**Exercise requirements:**
Omit all pictures. Copy the rest of the material exactly.

**Data segment:**
---------------

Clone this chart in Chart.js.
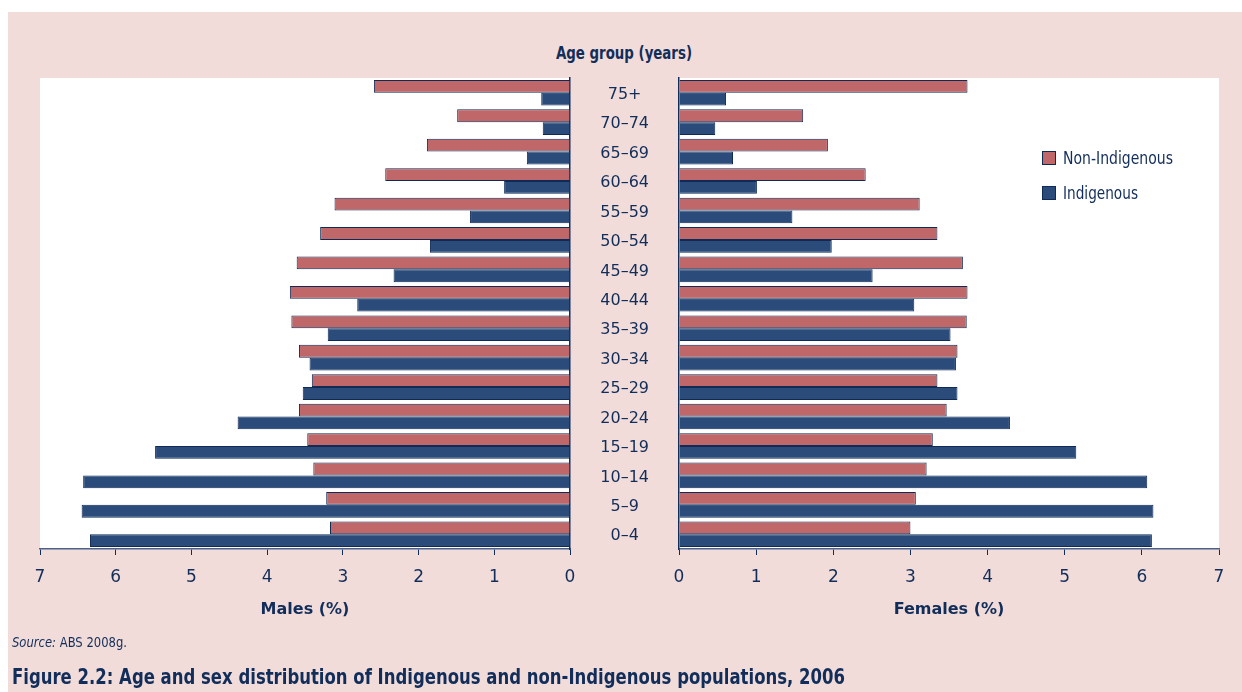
<!DOCTYPE html>
<html>
<head>
<meta charset="utf-8">
<script src="https://cdn.jsdelivr.net/npm/chart.js@4/dist/chart.umd.min.js"></script>
<style>
  html, body { margin: 0; padding: 0; background: #fff; }
  body { width: 1242px; height: 692px; position: relative; overflow: hidden;
         font-family: "DejaVu Sans", sans-serif; font-stretch: condensed; color: #112d5a; }
  .panel { position: absolute; left: 8px; top: 12px; right: 0; bottom: 0; background: #f1dcd9; }
  .box { position: absolute; top: 0; }
  #leftBox { left: 0; }
  #rightBox { left: 570px; }
  .fit { position: absolute; white-space: nowrap; transform-origin: 0 0; }
  .heading { top: 42px; left: 556px; font-weight: bold; font-size: 18px; }
  .legend { position: absolute; left: 1042px; top: 146px; font-size: 18px; }
  .legend div { position: relative; height: 35px; line-height: 24px; white-space: nowrap; }
  .legend span.key { display: inline-block; width: 12px; height: 12px; border: 1px solid #0f2a55;
                 position: absolute; left: 0; top: 5px; }
  .legend span.fit { left: 21px; top: 0; }
  .source { left: 12px; top: 634px; font-size: 14px; }
  .caption { left: 12px; top: 665px; font-size: 21px; font-weight: bold; }
</style>
</head>
<body>
<div class="panel"></div>
<div class="fit heading" data-w="136">Age group (years)</div>
<div class="box" id="leftBox"><canvas id="males" width="600" height="692"></canvas></div>
<div class="box" id="rightBox"><canvas id="females" width="672" height="692"></canvas></div>
<div class="legend" id="legend"></div>
<div class="fit source" data-w="115"><i>Source:</i> ABS 2008g.</div>
<div class="fit caption" data-w="833">Figure 2.2: Age and sex distribution of Indigenous and non-Indigenous populations, 2006</div>
<script>
// Age groups, youngest first (the axis is reversed so 75+ ends up on top)
const ageGroups = ['0–4', '5–9', '10–14', '15–19', '20–24', '25–29', '30–34', '35–39',
    '40–44', '45–49', '50–54', '55–59', '60–64', '65–69', '70–74', '75+'];

// Per cent of each population
const maleNonIndigenous = [3.17, 3.22, 3.39, 3.47, 3.58, 3.41, 3.58, 3.68, 3.70, 3.61, 3.30, 3.11, 2.44, 1.89, 1.49, 2.59];
const maleIndigenous = [6.34, 6.45, 6.43, 5.48, 4.39, 3.53, 3.44, 3.20, 2.81, 2.33, 1.85, 1.32, 0.87, 0.57, 0.36, 0.38];
const femaleNonIndigenous = [3.00, 3.07, 3.21, 3.29, 3.47, 3.35, 3.61, 3.73, 3.74, 3.68, 3.35, 3.12, 2.42, 1.93, 1.61, 3.74];
const femaleIndigenous = [6.13, 6.15, 6.07, 5.15, 4.29, 3.61, 3.59, 3.52, 3.05, 2.51, 1.98, 1.47, 1.01, 0.70, 0.47, 0.61];

const seriesNames = ['Non-Indigenous', 'Indigenous'];
const legendWidths = [110, 75];
const xTicks = [0, 1, 2, 3, 4, 5, 6, 7];

const NAVY = '#112d5a';
const FONT = '"DejaVu Sans", sans-serif';
const colours = ['#bf6769', '#2b4c7b'];

// white plot background
const plotBackground = {
    id: 'plotBackground',
    beforeDraw(chart) {
        const a = chart.chartArea;
        chart.ctx.save();
        chart.ctx.fillStyle = '#ffffff';
        chart.ctx.fillRect(a.left, a.top, a.right - a.left, a.bottom - a.top);
        chart.ctx.restore();
    }
};

function makeDatasets(nonIndig, indig) {
    return [nonIndig, indig].map((values, i) => ({
        label: seriesNames[i],
        data: values,
        backgroundColor: colours[i],
        borderColor: '#0f2a55',
        borderWidth: 1,
        categoryPercentage: 0.87,
        barPercentage: 1.0,
    }));
}

function xAxis(title, reverse) {
    return {
        type: 'linear',
        min: 0,
        max: 7,
        reverse: reverse,
        afterBuildTicks: (scale) => { scale.ticks = xTicks.map(v => ({ value: v })); },
        afterFit: (scale) => { scale.height = 71; },
        grid: { drawOnChartArea: false, drawTicks: true, tickLength: 6, color: NAVY },
        border: { display: true, color: '#4a6189', width: 1.5 },
        ticks: { color: NAVY, padding: 12, font: { family: FONT, size: 17 } },
        title: { display: true, text: title, color: NAVY, padding: { top: 0, bottom: 1 },
                 font: { family: FONT, size: 16, weight: 'bold' } }
    };
}

function baseOptions() {
    return {
        indexAxis: 'y',
        responsive: false,
        animation: false,
        plugins: { legend: { display: false }, tooltip: { enabled: false } },
    };
}

// Males, bars growing to the left
const maleOptions = baseOptions();
maleOptions.layout = { padding: { left: 40, right: 30, top: 78, bottom: 72 } };
maleOptions.scales = {
    x: xAxis('Males (%)', true),
    y: {
        type: 'category',
        reverse: true,
        position: 'right',
        afterFit: (scale) => { scale.width = 0; },
        grid: { display: false, drawTicks: false },
        border: { display: true, color: NAVY, width: 1.5 },
        ticks: { display: false }
    }
};
new Chart(document.getElementById('males'), {
    type: 'bar',
    data: { labels: ageGroups, datasets: makeDatasets(maleNonIndigenous, maleIndigenous) },
    options: maleOptions,
    plugins: [plotBackground]
});

// Females, with the age labels on the shared middle axis
const femaleOptions = baseOptions();
femaleOptions.layout = { padding: { left: 0, right: 23, top: 78, bottom: 72 } };
femaleOptions.scales = {
    x: xAxis('Females (%)', false),
    y: {
        type: 'category',
        reverse: true,
        position: 'left',
        afterFit: (scale) => { scale.width = 109; },
        grid: { display: false, drawTicks: false },
        border: { display: true, color: NAVY, width: 1.5 },
        ticks: { color: NAVY, crossAlign: 'center', padding: 30, labelOffset: 2,
                 font: { family: FONT, size: 16 } }
    }
};
new Chart(document.getElementById('females'), {
    type: 'bar',
    data: { labels: ageGroups, datasets: makeDatasets(femaleNonIndigenous, femaleIndigenous) },
    options: femaleOptions,
    plugins: [plotBackground]
});

// legend
const legend = document.getElementById('legend');
seriesNames.forEach((name, i) => {
    const row = document.createElement('div');
    row.innerHTML = '<span class="key" style="background:' + colours[i] + '"></span>' +
        '<span class="fit" data-w="' + legendWidths[i] + '">' + name + '</span>';
    legend.appendChild(row);
});

// squeeze html text to the widths of the original condensed typeface
document.querySelectorAll('.fit').forEach(el => {
    const w = el.getBoundingClientRect().width;
    el.style.transform = 'scaleX(' + (el.dataset.w / w) + ')';
});
</script>
</body>
</html>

---------------

**Problem solution:**
Clone this chart in Chart.js.
<!DOCTYPE html>
<html>
<head>
<meta charset="utf-8">
<script src="https://cdn.jsdelivr.net/npm/chart.js@4/dist/chart.umd.min.js"></script>
<style>
  html, body { margin: 0; padding: 0; background: #fff; }
  body { width: 1242px; height: 692px; position: relative; overflow: hidden;
         font-family: "DejaVu Sans", sans-serif; font-stretch: condensed; color: #112d5a; }
  .panel { position: absolute; left: 8px; top: 12px; right: 0; bottom: 0; background: #f1dcd9; }
  .box { position: absolute; top: 0; }
  #leftBox { left: 0; }
  #rightBox { left: 570px; }
  .fit { position: absolute; white-space: nowrap; transform-origin: 0 0; }
  .heading { top: 42px; left: 556px; font-weight: bold; font-size: 18px; }
  .legend { position: absolute; left: 1042px; top: 146px; font-size: 18px; }
  .legend div { position: relative; height: 35px; line-height: 24px; white-space: nowrap; }
  .legend span.key { display: inline-block; width: 12px; height: 12px; border: 1px solid #0f2a55;
                 position: absolute; left: 0; top: 5px; }
  .legend span.fit { left: 21px; top: 0; }
  .source { left: 12px; top: 634px; font-size: 14px; }
  .caption { left: 12px; top: 665px; font-size: 21px; font-weight: bold; }
</style>
</head>
<body>
<div class="panel"></div>
<div class="fit heading" data-w="136">Age group (years)</div>
<div class="box" id="leftBox"><canvas id="males" width="600" height="692"></canvas></div>
<div class="box" id="rightBox"><canvas id="females" width="672" height="692"></canvas></div>
<div class="legend" id="legend"></div>
<div class="fit source" data-w="115"><i>Source:</i> ABS 2008g.</div>
<div class="fit caption" data-w="833">Figure 2.2: Age and sex distribution of Indigenous and non-Indigenous populations, 2006</div>
<script>
// Age groups, youngest first (the axis is reversed so 75+ ends up on top)
const ageGroups = ['0–4', '5–9', '10–14', '15–19', '20–24', '25–29', '30–34', '35–39',
    '40–44', '45–49', '50–54', '55–59', '60–64', '65–69', '70–74', '75+'];

// Per cent of each population
const maleNonIndigenous = [3.17, 3.22, 3.39, 3.47, 3.58, 3.41, 3.58, 3.68, 3.70, 3.61, 3.30, 3.11, 2.44, 1.89, 1.49, 2.59];
const maleIndigenous = [6.34, 6.45, 6.43, 5.48, 4.39, 3.53, 3.44, 3.20, 2.81, 2.33, 1.85, 1.32, 0.87, 0.57, 0.36, 0.38];
const femaleNonIndigenous = [3.00, 3.07, 3.21, 3.29, 3.47, 3.35, 3.61, 3.73, 3.74, 3.68, 3.35, 3.12, 2.42, 1.93, 1.61, 3.74];
const femaleIndigenous = [6.13, 6.15, 6.07, 5.15, 4.29, 3.61, 3.59, 3.52, 3.05, 2.51, 1.98, 1.47, 1.01, 0.70, 0.47, 0.61];

const seriesNames = ['Non-Indigenous', 'Indigenous'];
const legendWidths = [110, 75];
const xTicks = [0, 1, 2, 3, 4, 5, 6, 7];

const NAVY = '#112d5a';
const FONT = '"DejaVu Sans", sans-serif';
const colours = ['#bf6769', '#2b4c7b'];

// white plot background
const plotBackground = {
    id: 'plotBackground',
    beforeDraw(chart) {
        const a = chart.chartArea;
        chart.ctx.save();
        chart.ctx.fillStyle = '#ffffff';
        chart.ctx.fillRect(a.left, a.top, a.right - a.left, a.bottom - a.top);
        chart.ctx.restore();
    }
};

function makeDatasets(nonIndig, indig) {
    return [nonIndig, indig].map((values, i) => ({
        label: seriesNames[i],
        data: values,
        backgroundColor: colours[i],
        borderColor: '#0f2a55',
        borderWidth: 1,
        categoryPercentage: 0.87,
        barPercentage: 1.0,
    }));
}

function xAxis(title, reverse) {
    return {
        type: 'linear',
        min: 0,
        max: 7,
        reverse: reverse,
        afterBuildTicks: (scale) => { scale.ticks = xTicks.map(v => ({ value: v })); },
        afterFit: (scale) => { scale.height = 71; },
        grid: { drawOnChartArea: false, drawTicks: true, tickLength: 6, color: NAVY },
        border: { display: true, color: '#4a6189', width: 1.5 },
        ticks: { color: NAVY, padding: 12, font: { family: FONT, size: 17 } },
        title: { display: true, text: title, color: NAVY, padding: { top: 0, bottom: 1 },
                 font: { family: FONT, size: 16, weight: 'bold' } }
    };
}

function baseOptions() {
    return {
        indexAxis: 'y',
        responsive: false,
        animation: false,
        plugins: { legend: { display: false }, tooltip: { enabled: false } },
    };
}

// Males, bars growing to the left
const maleOptions = baseOptions();
maleOptions.layout = { padding: { left: 40, right: 30, top: 78, bottom: 72 } };
maleOptions.scales = {
    x: xAxis('Males (%)', true),
    y: {
        type: 'category',
        reverse: true,
        position: 'right',
        afterFit: (scale) => { scale.width = 0; },
        grid: { display: false, drawTicks: false },
        border: { display: true, color: NAVY, width: 1.5 },
        ticks: { display: false }
    }
};
new Chart(document.getElementById('males'), {
    type: 'bar',
    data: { labels: ageGroups, datasets: makeDatasets(maleNonIndigenous, maleIndigenous) },
    options: maleOptions,
    plugins: [plotBackground]
});

// Females, with the age labels on the shared middle axis
const femaleOptions = baseOptions();
femaleOptions.layout = { padding: { left: 0, right: 23, top: 78, bottom: 72 } };
femaleOptions.scales = {
    x: xAxis('Females (%)', false),
    y: {
        type: 'category',
        reverse: true,
        position: 'left',
        afterFit: (scale) => { scale.width = 109; },
        grid: { display: false, drawTicks: false },
        border: { display: true, color: NAVY, width: 1.5 },
        ticks: { color: NAVY, crossAlign: 'center', padding: 30, labelOffset: 2,
                 font: { family: FONT, size: 16 } }
    }
};
new Chart(document.getElementById('females'), {
    type: 'bar',
    data: { labels: ageGroups, datasets: makeDatasets(femaleNonIndigenous, femaleIndigenous) },
    options: femaleOptions,
    plugins: [plotBackground]
});

// legend
const legend = document.getElementById('legend');
seriesNames.forEach((name, i) => {
    const row = document.createElement('div');
    row.innerHTML = '<span class="key" style="background:' + colours[i] + '"></span>' +
        '<span class="fit" data-w="' + legendWidths[i] + '">' + name + '</span>';
    legend.appendChild(row);
});

// squeeze html text to the widths of the original condensed typeface
document.querySelectorAll('.fit').forEach(el => {
    const w = el.getBoundingClientRect().width;
    el.style.transform = 'scaleX(' + (el.dataset.w / w) + ')';
});
</script>
</body>
</html>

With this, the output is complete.